Omit every picture, and retype the lines that run from the beginning of the data below through the line containing "XAxis, YAxis, LabelList", inclusive.

-- START OF Provided material --

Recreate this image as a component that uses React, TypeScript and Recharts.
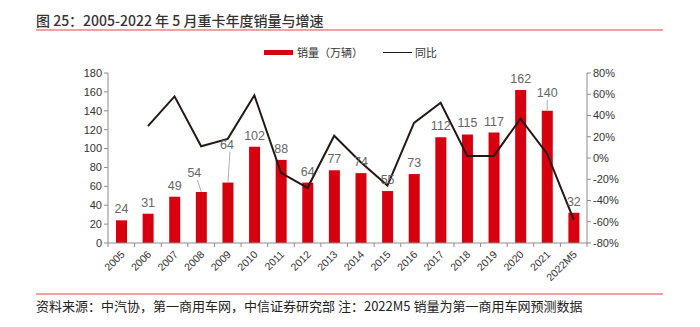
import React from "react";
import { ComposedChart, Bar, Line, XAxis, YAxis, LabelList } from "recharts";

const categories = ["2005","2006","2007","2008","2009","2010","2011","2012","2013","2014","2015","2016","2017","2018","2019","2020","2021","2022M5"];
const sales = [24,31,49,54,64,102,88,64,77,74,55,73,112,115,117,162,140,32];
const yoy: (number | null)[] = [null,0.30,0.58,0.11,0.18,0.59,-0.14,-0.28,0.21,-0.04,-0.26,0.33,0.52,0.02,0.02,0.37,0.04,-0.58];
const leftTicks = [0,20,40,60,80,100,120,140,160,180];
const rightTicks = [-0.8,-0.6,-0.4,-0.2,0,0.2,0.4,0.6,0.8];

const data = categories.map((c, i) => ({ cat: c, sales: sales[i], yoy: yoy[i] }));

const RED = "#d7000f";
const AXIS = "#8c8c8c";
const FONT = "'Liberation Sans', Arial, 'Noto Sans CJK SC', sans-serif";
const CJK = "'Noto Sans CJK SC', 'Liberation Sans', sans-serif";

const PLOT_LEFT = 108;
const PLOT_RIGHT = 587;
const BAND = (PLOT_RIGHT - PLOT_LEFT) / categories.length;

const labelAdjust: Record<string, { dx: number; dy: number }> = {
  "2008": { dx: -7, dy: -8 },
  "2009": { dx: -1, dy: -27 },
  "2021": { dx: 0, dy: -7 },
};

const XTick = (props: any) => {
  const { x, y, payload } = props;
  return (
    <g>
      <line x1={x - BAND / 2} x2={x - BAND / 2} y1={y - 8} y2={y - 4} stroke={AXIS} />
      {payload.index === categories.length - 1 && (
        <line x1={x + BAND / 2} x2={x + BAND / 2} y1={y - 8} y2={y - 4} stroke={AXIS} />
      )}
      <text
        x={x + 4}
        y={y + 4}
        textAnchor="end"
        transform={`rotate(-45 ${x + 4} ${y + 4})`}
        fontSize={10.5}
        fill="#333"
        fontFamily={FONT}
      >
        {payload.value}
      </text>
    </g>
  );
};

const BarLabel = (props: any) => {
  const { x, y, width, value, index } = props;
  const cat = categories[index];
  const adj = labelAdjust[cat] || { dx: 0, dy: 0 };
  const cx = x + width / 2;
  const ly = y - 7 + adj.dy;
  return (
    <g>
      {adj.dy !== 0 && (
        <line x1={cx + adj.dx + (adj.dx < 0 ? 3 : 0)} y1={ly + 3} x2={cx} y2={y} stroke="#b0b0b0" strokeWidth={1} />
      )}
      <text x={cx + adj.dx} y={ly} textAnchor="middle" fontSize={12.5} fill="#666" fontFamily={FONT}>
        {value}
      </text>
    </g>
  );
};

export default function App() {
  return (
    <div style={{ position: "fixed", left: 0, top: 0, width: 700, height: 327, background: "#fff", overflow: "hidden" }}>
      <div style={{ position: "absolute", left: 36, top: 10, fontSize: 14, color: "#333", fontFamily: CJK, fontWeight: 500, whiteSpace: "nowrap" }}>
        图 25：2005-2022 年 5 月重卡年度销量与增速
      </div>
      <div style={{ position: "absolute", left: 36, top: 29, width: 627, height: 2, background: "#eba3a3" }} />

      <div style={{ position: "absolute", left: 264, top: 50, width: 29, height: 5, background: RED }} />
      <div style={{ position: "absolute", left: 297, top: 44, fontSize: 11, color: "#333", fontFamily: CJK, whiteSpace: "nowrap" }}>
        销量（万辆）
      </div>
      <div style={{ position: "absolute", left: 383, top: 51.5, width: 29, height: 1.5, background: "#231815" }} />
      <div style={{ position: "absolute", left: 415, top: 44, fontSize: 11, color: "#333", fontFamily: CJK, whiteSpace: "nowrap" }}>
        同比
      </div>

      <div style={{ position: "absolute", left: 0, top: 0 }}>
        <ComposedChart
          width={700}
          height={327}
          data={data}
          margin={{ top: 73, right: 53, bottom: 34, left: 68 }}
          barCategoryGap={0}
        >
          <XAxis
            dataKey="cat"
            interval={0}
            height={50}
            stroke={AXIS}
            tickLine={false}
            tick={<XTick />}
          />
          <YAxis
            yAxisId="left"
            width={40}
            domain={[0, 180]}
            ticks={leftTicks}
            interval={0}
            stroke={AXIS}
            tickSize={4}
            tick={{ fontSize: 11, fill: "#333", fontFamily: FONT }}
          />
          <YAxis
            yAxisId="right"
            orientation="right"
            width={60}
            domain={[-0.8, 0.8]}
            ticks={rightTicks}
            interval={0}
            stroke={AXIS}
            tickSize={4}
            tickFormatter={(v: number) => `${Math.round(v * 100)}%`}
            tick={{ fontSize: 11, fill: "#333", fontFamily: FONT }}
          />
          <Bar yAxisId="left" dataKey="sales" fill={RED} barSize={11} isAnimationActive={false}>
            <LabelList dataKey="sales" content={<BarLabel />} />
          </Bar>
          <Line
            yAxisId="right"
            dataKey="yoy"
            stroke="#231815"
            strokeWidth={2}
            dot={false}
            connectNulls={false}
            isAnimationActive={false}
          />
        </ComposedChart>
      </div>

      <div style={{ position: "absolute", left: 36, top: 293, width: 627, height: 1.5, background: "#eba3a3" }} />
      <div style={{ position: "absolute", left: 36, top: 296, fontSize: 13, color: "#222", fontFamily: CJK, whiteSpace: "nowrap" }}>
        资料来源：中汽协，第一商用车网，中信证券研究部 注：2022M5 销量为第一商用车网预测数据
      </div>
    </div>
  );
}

-- END OF Provided material --

• **Output of the exercise**
Recreate this image as a component that uses React, TypeScript and Recharts.
import React from "react";
import { ComposedChart, Bar, Line, XAxis, YAxis, LabelList } from "recharts";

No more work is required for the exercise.